** To be done **
A faithful transcription of all the data is required.

--- Start Information given ---

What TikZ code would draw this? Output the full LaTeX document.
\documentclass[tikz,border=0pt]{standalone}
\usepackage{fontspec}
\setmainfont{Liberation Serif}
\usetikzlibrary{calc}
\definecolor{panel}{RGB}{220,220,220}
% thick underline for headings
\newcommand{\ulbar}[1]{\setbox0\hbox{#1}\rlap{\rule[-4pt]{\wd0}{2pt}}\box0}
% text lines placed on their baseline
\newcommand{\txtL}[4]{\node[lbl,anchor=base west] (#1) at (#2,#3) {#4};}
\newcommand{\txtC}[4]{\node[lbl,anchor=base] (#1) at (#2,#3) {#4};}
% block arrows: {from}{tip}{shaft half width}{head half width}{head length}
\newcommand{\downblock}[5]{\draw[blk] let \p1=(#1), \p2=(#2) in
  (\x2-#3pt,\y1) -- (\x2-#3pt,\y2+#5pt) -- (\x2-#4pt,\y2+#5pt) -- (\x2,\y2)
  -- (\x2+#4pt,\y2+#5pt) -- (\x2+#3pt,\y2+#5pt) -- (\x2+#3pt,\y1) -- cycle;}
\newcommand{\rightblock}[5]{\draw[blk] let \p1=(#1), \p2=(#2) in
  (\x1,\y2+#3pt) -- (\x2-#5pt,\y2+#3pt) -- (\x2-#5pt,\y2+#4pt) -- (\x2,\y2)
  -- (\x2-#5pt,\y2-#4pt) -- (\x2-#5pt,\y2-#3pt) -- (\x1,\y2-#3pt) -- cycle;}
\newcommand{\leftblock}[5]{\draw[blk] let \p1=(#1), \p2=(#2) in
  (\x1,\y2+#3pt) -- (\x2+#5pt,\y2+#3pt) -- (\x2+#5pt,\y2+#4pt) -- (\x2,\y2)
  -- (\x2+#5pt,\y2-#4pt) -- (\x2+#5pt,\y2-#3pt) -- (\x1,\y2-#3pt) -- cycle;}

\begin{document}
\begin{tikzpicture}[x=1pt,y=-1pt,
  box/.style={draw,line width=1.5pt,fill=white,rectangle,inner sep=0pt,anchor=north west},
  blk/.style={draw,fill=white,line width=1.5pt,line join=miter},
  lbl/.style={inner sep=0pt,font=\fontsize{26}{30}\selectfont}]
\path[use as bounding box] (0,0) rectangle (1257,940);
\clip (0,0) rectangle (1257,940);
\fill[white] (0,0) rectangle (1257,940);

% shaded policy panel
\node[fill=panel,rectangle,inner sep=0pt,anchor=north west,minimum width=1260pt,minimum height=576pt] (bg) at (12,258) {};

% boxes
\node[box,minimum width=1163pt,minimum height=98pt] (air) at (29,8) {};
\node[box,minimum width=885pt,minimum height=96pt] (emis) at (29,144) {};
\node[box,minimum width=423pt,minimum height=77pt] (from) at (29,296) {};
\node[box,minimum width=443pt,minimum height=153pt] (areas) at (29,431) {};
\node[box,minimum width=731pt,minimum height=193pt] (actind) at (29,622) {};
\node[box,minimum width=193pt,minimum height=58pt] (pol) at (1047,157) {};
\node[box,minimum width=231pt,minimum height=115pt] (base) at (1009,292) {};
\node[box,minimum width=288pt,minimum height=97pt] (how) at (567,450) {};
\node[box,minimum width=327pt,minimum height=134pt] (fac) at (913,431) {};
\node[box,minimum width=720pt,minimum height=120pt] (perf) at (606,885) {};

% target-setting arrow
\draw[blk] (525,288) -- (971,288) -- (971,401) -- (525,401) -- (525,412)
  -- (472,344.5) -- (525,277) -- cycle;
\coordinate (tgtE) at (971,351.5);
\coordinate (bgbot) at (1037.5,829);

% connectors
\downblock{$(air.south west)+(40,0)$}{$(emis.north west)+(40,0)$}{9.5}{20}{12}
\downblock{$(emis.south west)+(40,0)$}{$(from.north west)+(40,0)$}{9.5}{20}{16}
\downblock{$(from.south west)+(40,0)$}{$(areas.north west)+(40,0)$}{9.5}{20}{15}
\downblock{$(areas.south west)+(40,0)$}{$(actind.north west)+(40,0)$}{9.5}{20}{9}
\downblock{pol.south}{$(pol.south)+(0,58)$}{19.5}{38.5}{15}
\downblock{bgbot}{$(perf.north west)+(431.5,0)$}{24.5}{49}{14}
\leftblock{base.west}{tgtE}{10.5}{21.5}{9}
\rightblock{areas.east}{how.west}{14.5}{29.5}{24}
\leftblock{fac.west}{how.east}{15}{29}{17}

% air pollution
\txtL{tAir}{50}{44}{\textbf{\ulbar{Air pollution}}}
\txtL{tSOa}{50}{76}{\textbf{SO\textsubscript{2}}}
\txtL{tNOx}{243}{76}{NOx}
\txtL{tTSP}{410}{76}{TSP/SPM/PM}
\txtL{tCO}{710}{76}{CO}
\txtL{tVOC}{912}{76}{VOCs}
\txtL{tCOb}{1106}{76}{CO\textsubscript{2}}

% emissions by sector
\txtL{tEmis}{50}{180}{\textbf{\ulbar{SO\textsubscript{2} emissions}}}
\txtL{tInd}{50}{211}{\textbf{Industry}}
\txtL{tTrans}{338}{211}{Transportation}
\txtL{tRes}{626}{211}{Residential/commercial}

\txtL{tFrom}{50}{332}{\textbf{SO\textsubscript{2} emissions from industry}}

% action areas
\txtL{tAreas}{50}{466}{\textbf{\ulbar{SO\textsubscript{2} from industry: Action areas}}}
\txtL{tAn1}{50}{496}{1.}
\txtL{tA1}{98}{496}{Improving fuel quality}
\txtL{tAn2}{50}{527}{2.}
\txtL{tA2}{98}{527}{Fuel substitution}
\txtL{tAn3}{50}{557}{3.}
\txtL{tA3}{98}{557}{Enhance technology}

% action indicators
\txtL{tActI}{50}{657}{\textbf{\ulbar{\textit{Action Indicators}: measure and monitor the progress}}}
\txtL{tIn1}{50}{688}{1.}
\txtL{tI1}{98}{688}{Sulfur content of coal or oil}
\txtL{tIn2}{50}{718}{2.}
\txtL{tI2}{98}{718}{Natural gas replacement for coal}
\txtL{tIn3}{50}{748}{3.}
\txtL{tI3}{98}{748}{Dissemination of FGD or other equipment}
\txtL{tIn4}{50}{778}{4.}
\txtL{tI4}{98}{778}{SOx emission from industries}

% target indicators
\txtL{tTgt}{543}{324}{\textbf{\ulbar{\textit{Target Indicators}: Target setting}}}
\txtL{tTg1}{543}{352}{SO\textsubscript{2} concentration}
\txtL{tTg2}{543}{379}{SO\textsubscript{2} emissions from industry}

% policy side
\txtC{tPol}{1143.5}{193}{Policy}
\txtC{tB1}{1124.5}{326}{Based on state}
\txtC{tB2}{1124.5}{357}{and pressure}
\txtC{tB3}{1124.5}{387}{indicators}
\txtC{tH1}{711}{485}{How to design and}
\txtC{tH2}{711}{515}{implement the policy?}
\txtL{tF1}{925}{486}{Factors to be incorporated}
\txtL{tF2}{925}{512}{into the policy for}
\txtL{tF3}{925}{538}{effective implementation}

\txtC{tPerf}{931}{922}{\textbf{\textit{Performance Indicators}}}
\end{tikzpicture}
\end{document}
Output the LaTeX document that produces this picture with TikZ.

--- End Information given ---

** Task answer **
What TikZ code would draw this? Output the full LaTeX document.
\documentclass[tikz,border=0pt]{standalone}
\usepackage{fontspec}
\setmainfont{Liberation Serif}
\usetikzlibrary{calc}
\definecolor{panel}{RGB}{220,220,220}
% thick underline for headings
\newcommand{\ulbar}[1]{\setbox0\hbox{#1}\rlap{\rule[-4pt]{\wd0}{2pt}}\box0}
% text lines placed on their baseline
\newcommand{\txtL}[4]{\node[lbl,anchor=base west] (#1) at (#2,#3) {#4};}
\newcommand{\txtC}[4]{\node[lbl,anchor=base] (#1) at (#2,#3) {#4};}
% block arrows: {from}{tip}{shaft half width}{head half width}{head length}
\newcommand{\downblock}[5]{\draw[blk] let \p1=(#1), \p2=(#2) in
  (\x2-#3pt,\y1) -- (\x2-#3pt,\y2+#5pt) -- (\x2-#4pt,\y2+#5pt) -- (\x2,\y2)
  -- (\x2+#4pt,\y2+#5pt) -- (\x2+#3pt,\y2+#5pt) -- (\x2+#3pt,\y1) -- cycle;}
\newcommand{\rightblock}[5]{\draw[blk] let \p1=(#1), \p2=(#2) in
  (\x1,\y2+#3pt) -- (\x2-#5pt,\y2+#3pt) -- (\x2-#5pt,\y2+#4pt) -- (\x2,\y2)
  -- (\x2-#5pt,\y2-#4pt) -- (\x2-#5pt,\y2-#3pt) -- (\x1,\y2-#3pt) -- cycle;}
\newcommand{\leftblock}[5]{\draw[blk] let \p1=(#1), \p2=(#2) in
  (\x1,\y2+#3pt) -- (\x2+#5pt,\y2+#3pt) -- (\x2+#5pt,\y2+#4pt) -- (\x2,\y2)
  -- (\x2+#5pt,\y2-#4pt) -- (\x2+#5pt,\y2-#3pt) -- (\x1,\y2-#3pt) -- cycle;}

\begin{document}
\begin{tikzpicture}[x=1pt,y=-1pt,
  box/.style={draw,line width=1.5pt,fill=white,rectangle,inner sep=0pt,anchor=north west},
  blk/.style={draw,fill=white,line width=1.5pt,line join=miter},
  lbl/.style={inner sep=0pt,font=\fontsize{26}{30}\selectfont}]
\path[use as bounding box] (0,0) rectangle (1257,940);
\clip (0,0) rectangle (1257,940);
\fill[white] (0,0) rectangle (1257,940);

% shaded policy panel
\node[fill=panel,rectangle,inner sep=0pt,anchor=north west,minimum width=1260pt,minimum height=576pt] (bg) at (12,258) {};

% boxes
\node[box,minimum width=1163pt,minimum height=98pt] (air) at (29,8) {};
\node[box,minimum width=885pt,minimum height=96pt] (emis) at (29,144) {};
\node[box,minimum width=423pt,minimum height=77pt] (from) at (29,296) {};
\node[box,minimum width=443pt,minimum height=153pt] (areas) at (29,431) {};
\node[box,minimum width=731pt,minimum height=193pt] (actind) at (29,622) {};
\node[box,minimum width=193pt,minimum height=58pt] (pol) at (1047,157) {};
\node[box,minimum width=231pt,minimum height=115pt] (base) at (1009,292) {};
\node[box,minimum width=288pt,minimum height=97pt] (how) at (567,450) {};
\node[box,minimum width=327pt,minimum height=134pt] (fac) at (913,431) {};
\node[box,minimum width=720pt,minimum height=120pt] (perf) at (606,885) {};

% target-setting arrow
\draw[blk] (525,288) -- (971,288) -- (971,401) -- (525,401) -- (525,412)
  -- (472,344.5) -- (525,277) -- cycle;
\coordinate (tgtE) at (971,351.5);
\coordinate (bgbot) at (1037.5,829);

% connectors
\downblock{$(air.south west)+(40,0)$}{$(emis.north west)+(40,0)$}{9.5}{20}{12}
\downblock{$(emis.south west)+(40,0)$}{$(from.north west)+(40,0)$}{9.5}{20}{16}
\downblock{$(from.south west)+(40,0)$}{$(areas.north west)+(40,0)$}{9.5}{20}{15}
\downblock{$(areas.south west)+(40,0)$}{$(actind.north west)+(40,0)$}{9.5}{20}{9}
\downblock{pol.south}{$(pol.south)+(0,58)$}{19.5}{38.5}{15}
\downblock{bgbot}{$(perf.north west)+(431.5,0)$}{24.5}{49}{14}
\leftblock{base.west}{tgtE}{10.5}{21.5}{9}
\rightblock{areas.east}{how.west}{14.5}{29.5}{24}
\leftblock{fac.west}{how.east}{15}{29}{17}

% air pollution
\txtL{tAir}{50}{44}{\textbf{\ulbar{Air pollution}}}
\txtL{tSOa}{50}{76}{\textbf{SO\textsubscript{2}}}
\txtL{tNOx}{243}{76}{NOx}
\txtL{tTSP}{410}{76}{TSP/SPM/PM}
\txtL{tCO}{710}{76}{CO}
\txtL{tVOC}{912}{76}{VOCs}
\txtL{tCOb}{1106}{76}{CO\textsubscript{2}}

% emissions by sector
\txtL{tEmis}{50}{180}{\textbf{\ulbar{SO\textsubscript{2} emissions}}}
\txtL{tInd}{50}{211}{\textbf{Industry}}
\txtL{tTrans}{338}{211}{Transportation}
\txtL{tRes}{626}{211}{Residential/commercial}

\txtL{tFrom}{50}{332}{\textbf{SO\textsubscript{2} emissions from industry}}

% action areas
\txtL{tAreas}{50}{466}{\textbf{\ulbar{SO\textsubscript{2} from industry: Action areas}}}
\txtL{tAn1}{50}{496}{1.}
\txtL{tA1}{98}{496}{Improving fuel quality}
\txtL{tAn2}{50}{527}{2.}
\txtL{tA2}{98}{527}{Fuel substitution}
\txtL{tAn3}{50}{557}{3.}
\txtL{tA3}{98}{557}{Enhance technology}

% action indicators
\txtL{tActI}{50}{657}{\textbf{\ulbar{\textit{Action Indicators}: measure and monitor the progress}}}
\txtL{tIn1}{50}{688}{1.}
\txtL{tI1}{98}{688}{Sulfur content of coal or oil}
\txtL{tIn2}{50}{718}{2.}
\txtL{tI2}{98}{718}{Natural gas replacement for coal}
\txtL{tIn3}{50}{748}{3.}
\txtL{tI3}{98}{748}{Dissemination of FGD or other equipment}
\txtL{tIn4}{50}{778}{4.}
\txtL{tI4}{98}{778}{SOx emission from industries}

% target indicators
\txtL{tTgt}{543}{324}{\textbf{\ulbar{\textit{Target Indicators}: Target setting}}}
\txtL{tTg1}{543}{352}{SO\textsubscript{2} concentration}
\txtL{tTg2}{543}{379}{SO\textsubscript{2} emissions from industry}

% policy side
\txtC{tPol}{1143.5}{193}{Policy}
\txtC{tB1}{1124.5}{326}{Based on state}
\txtC{tB2}{1124.5}{357}{and pressure}
\txtC{tB3}{1124.5}{387}{indicators}
\txtC{tH1}{711}{485}{How to design and}
\txtC{tH2}{711}{515}{implement the policy?}
\txtL{tF1}{925}{486}{Factors to be incorporated}
\txtL{tF2}{925}{512}{into the policy for}
\txtL{tF3}{925}{538}{effective implementation}

\txtC{tPerf}{931}{922}{\textbf{\textit{Performance Indicators}}}
\end{tikzpicture}
\end{document}
Output the LaTeX document that produces this picture with TikZ.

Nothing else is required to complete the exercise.